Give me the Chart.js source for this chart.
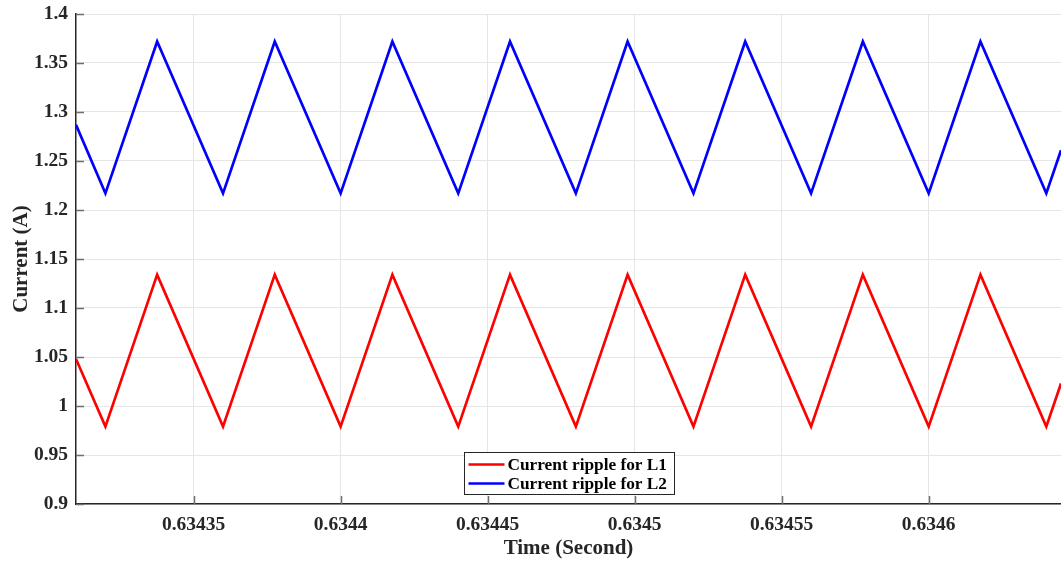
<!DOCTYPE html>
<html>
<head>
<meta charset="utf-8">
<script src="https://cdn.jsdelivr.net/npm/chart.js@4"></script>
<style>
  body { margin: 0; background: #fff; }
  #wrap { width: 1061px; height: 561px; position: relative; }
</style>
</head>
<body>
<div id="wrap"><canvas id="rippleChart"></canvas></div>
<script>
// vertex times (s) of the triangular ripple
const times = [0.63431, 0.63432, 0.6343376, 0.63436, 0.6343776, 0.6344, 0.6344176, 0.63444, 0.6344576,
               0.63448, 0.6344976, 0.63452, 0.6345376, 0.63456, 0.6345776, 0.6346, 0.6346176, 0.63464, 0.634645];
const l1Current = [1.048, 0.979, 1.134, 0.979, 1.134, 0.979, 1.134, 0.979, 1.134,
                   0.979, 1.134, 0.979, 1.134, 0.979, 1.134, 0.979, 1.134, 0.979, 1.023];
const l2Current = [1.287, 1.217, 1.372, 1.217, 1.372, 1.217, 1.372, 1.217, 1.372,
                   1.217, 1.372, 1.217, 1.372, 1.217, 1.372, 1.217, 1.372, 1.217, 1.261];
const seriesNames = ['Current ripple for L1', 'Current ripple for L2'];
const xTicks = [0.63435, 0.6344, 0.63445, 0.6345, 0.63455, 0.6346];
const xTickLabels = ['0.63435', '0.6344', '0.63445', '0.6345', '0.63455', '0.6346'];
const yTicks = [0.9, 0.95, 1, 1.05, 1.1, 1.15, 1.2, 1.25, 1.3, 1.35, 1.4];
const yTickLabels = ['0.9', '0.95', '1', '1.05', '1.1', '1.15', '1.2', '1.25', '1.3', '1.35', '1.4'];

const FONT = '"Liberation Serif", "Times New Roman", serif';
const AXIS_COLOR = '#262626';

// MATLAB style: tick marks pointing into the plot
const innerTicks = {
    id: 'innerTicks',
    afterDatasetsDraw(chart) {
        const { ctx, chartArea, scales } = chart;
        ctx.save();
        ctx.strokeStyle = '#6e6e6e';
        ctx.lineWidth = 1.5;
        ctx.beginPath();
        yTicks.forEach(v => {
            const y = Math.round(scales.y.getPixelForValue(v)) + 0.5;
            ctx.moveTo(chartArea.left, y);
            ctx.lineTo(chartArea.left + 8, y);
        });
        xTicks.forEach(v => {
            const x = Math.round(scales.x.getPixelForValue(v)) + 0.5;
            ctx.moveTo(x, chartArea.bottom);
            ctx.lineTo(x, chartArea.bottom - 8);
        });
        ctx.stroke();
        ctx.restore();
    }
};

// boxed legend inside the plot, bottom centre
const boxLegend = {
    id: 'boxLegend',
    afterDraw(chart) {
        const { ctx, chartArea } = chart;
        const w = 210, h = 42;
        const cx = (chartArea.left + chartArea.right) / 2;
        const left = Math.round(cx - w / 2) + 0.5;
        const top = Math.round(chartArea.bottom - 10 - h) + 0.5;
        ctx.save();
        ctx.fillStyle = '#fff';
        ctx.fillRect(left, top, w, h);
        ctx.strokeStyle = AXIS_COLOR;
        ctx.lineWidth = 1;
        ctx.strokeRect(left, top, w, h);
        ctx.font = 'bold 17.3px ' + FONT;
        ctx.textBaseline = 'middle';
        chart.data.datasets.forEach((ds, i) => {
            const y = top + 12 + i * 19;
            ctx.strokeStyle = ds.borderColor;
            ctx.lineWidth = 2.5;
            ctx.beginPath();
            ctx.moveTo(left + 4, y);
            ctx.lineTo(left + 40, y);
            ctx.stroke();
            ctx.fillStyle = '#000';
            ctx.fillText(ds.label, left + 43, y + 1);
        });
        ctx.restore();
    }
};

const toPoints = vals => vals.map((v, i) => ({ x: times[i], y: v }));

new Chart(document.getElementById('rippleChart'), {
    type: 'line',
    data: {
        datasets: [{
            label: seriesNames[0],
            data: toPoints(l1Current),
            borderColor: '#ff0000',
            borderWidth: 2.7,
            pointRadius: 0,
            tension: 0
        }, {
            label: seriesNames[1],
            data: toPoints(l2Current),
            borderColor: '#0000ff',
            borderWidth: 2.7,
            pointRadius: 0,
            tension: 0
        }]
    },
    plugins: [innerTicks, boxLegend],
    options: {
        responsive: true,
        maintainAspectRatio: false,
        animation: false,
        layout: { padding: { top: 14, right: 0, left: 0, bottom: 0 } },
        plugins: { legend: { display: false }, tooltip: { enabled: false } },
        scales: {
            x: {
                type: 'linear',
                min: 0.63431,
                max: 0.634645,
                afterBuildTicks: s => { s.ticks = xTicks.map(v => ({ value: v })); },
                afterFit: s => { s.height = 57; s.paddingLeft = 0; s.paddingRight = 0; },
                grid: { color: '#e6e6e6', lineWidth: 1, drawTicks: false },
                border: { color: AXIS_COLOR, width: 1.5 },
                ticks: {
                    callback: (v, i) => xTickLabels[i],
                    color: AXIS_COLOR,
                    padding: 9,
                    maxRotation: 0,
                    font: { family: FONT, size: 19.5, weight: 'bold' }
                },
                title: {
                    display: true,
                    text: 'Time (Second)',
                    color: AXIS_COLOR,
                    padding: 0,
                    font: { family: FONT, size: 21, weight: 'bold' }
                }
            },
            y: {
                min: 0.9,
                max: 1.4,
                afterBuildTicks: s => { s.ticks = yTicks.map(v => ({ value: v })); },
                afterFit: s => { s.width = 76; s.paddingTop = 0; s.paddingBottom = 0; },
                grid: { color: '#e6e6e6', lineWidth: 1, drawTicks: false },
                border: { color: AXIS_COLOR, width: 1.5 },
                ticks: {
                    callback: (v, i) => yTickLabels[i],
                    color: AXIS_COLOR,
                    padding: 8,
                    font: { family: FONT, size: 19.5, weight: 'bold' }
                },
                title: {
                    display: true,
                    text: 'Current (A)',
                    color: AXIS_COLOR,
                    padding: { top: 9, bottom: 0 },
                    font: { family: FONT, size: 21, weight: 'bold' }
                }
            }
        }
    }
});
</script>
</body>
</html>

Task to carry out - Make an exact reproduction of the listing above, without any pictures.

Written response -
Give me the Chart.js source for this chart.
<!DOCTYPE html>
<html>
<head>
<meta charset="utf-8">
<script src="https://cdn.jsdelivr.net/npm/chart.js@4"></script>
<style>
  body { margin: 0; background: #fff; }
  #wrap { width: 1061px; height: 561px; position: relative; }
</style>
</head>
<body>
<div id="wrap"><canvas id="rippleChart"></canvas></div>
<script>
// vertex times (s) of the triangular ripple
const times = [0.63431, 0.63432, 0.6343376, 0.63436, 0.6343776, 0.6344, 0.6344176, 0.63444, 0.6344576,
               0.63448, 0.6344976, 0.63452, 0.6345376, 0.63456, 0.6345776, 0.6346, 0.6346176, 0.63464, 0.634645];
const l1Current = [1.048, 0.979, 1.134, 0.979, 1.134, 0.979, 1.134, 0.979, 1.134,
                   0.979, 1.134, 0.979, 1.134, 0.979, 1.134, 0.979, 1.134, 0.979, 1.023];
const l2Current = [1.287, 1.217, 1.372, 1.217, 1.372, 1.217, 1.372, 1.217, 1.372,
                   1.217, 1.372, 1.217, 1.372, 1.217, 1.372, 1.217, 1.372, 1.217, 1.261];
const seriesNames = ['Current ripple for L1', 'Current ripple for L2'];
const xTicks = [0.63435, 0.6344, 0.63445, 0.6345, 0.63455, 0.6346];
const xTickLabels = ['0.63435', '0.6344', '0.63445', '0.6345', '0.63455', '0.6346'];
const yTicks = [0.9, 0.95, 1, 1.05, 1.1, 1.15, 1.2, 1.25, 1.3, 1.35, 1.4];
const yTickLabels = ['0.9', '0.95', '1', '1.05', '1.1', '1.15', '1.2', '1.25', '1.3', '1.35', '1.4'];

const FONT = '"Liberation Serif", "Times New Roman", serif';
const AXIS_COLOR = '#262626';

// MATLAB style: tick marks pointing into the plot
const innerTicks = {
    id: 'innerTicks',
    afterDatasetsDraw(chart) {
        const { ctx, chartArea, scales } = chart;
        ctx.save();
        ctx.strokeStyle = '#6e6e6e';
        ctx.lineWidth = 1.5;
        ctx.beginPath();
        yTicks.forEach(v => {
            const y = Math.round(scales.y.getPixelForValue(v)) + 0.5;
            ctx.moveTo(chartArea.left, y);
            ctx.lineTo(chartArea.left + 8, y);
        });
        xTicks.forEach(v => {
            const x = Math.round(scales.x.getPixelForValue(v)) + 0.5;
            ctx.moveTo(x, chartArea.bottom);
            ctx.lineTo(x, chartArea.bottom - 8);
        });
        ctx.stroke();
        ctx.restore();
    }
};

// boxed legend inside the plot, bottom centre
const boxLegend = {
    id: 'boxLegend',
    afterDraw(chart) {
        const { ctx, chartArea } = chart;
        const w = 210, h = 42;
        const cx = (chartArea.left + chartArea.right) / 2;
        const left = Math.round(cx - w / 2) + 0.5;
        const top = Math.round(chartArea.bottom - 10 - h) + 0.5;
        ctx.save();
        ctx.fillStyle = '#fff';
        ctx.fillRect(left, top, w, h);
        ctx.strokeStyle = AXIS_COLOR;
        ctx.lineWidth = 1;
        ctx.strokeRect(left, top, w, h);
        ctx.font = 'bold 17.3px ' + FONT;
        ctx.textBaseline = 'middle';
        chart.data.datasets.forEach((ds, i) => {
            const y = top + 12 + i * 19;
            ctx.strokeStyle = ds.borderColor;
            ctx.lineWidth = 2.5;
            ctx.beginPath();
            ctx.moveTo(left + 4, y);
            ctx.lineTo(left + 40, y);
            ctx.stroke();
            ctx.fillStyle = '#000';
            ctx.fillText(ds.label, left + 43, y + 1);
        });
        ctx.restore();
    }
};

const toPoints = vals => vals.map((v, i) => ({ x: times[i], y: v }));

new Chart(document.getElementById('rippleChart'), {
    type: 'line',
    data: {
        datasets: [{
            label: seriesNames[0],
            data: toPoints(l1Current),
            borderColor: '#ff0000',
            borderWidth: 2.7,
            pointRadius: 0,
            tension: 0
        }, {
            label: seriesNames[1],
            data: toPoints(l2Current),
            borderColor: '#0000ff',
            borderWidth: 2.7,
            pointRadius: 0,
            tension: 0
        }]
    },
    plugins: [innerTicks, boxLegend],
    options: {
        responsive: true,
        maintainAspectRatio: false,
        animation: false,
        layout: { padding: { top: 14, right: 0, left: 0, bottom: 0 } },
        plugins: { legend: { display: false }, tooltip: { enabled: false } },
        scales: {
            x: {
                type: 'linear',
                min: 0.63431,
                max: 0.634645,
                afterBuildTicks: s => { s.ticks = xTicks.map(v => ({ value: v })); },
                afterFit: s => { s.height = 57; s.paddingLeft = 0; s.paddingRight = 0; },
                grid: { color: '#e6e6e6', lineWidth: 1, drawTicks: false },
                border: { color: AXIS_COLOR, width: 1.5 },
                ticks: {
                    callback: (v, i) => xTickLabels[i],
                    color: AXIS_COLOR,
                    padding: 9,
                    maxRotation: 0,
                    font: { family: FONT, size: 19.5, weight: 'bold' }
                },
                title: {
                    display: true,
                    text: 'Time (Second)',
                    color: AXIS_COLOR,
                    padding: 0,
                    font: { family: FONT, size: 21, weight: 'bold' }
                }
            },
            y: {
                min: 0.9,
                max: 1.4,
                afterBuildTicks: s => { s.ticks = yTicks.map(v => ({ value: v })); },
                afterFit: s => { s.width = 76; s.paddingTop = 0; s.paddingBottom = 0; },
                grid: { color: '#e6e6e6', lineWidth: 1, drawTicks: false },
                border: { color: AXIS_COLOR, width: 1.5 },
                ticks: {
                    callback: (v, i) => yTickLabels[i],
                    color: AXIS_COLOR,
                    padding: 8,
                    font: { family: FONT, size: 19.5, weight: 'bold' }
                },
                title: {
                    display: true,
                    text: 'Current (A)',
                    color: AXIS_COLOR,
                    padding: { top: 9, bottom: 0 },
                    font: { family: FONT, size: 21, weight: 'bold' }
                }
            }
        }
    }
});
</script>
</body>
</html>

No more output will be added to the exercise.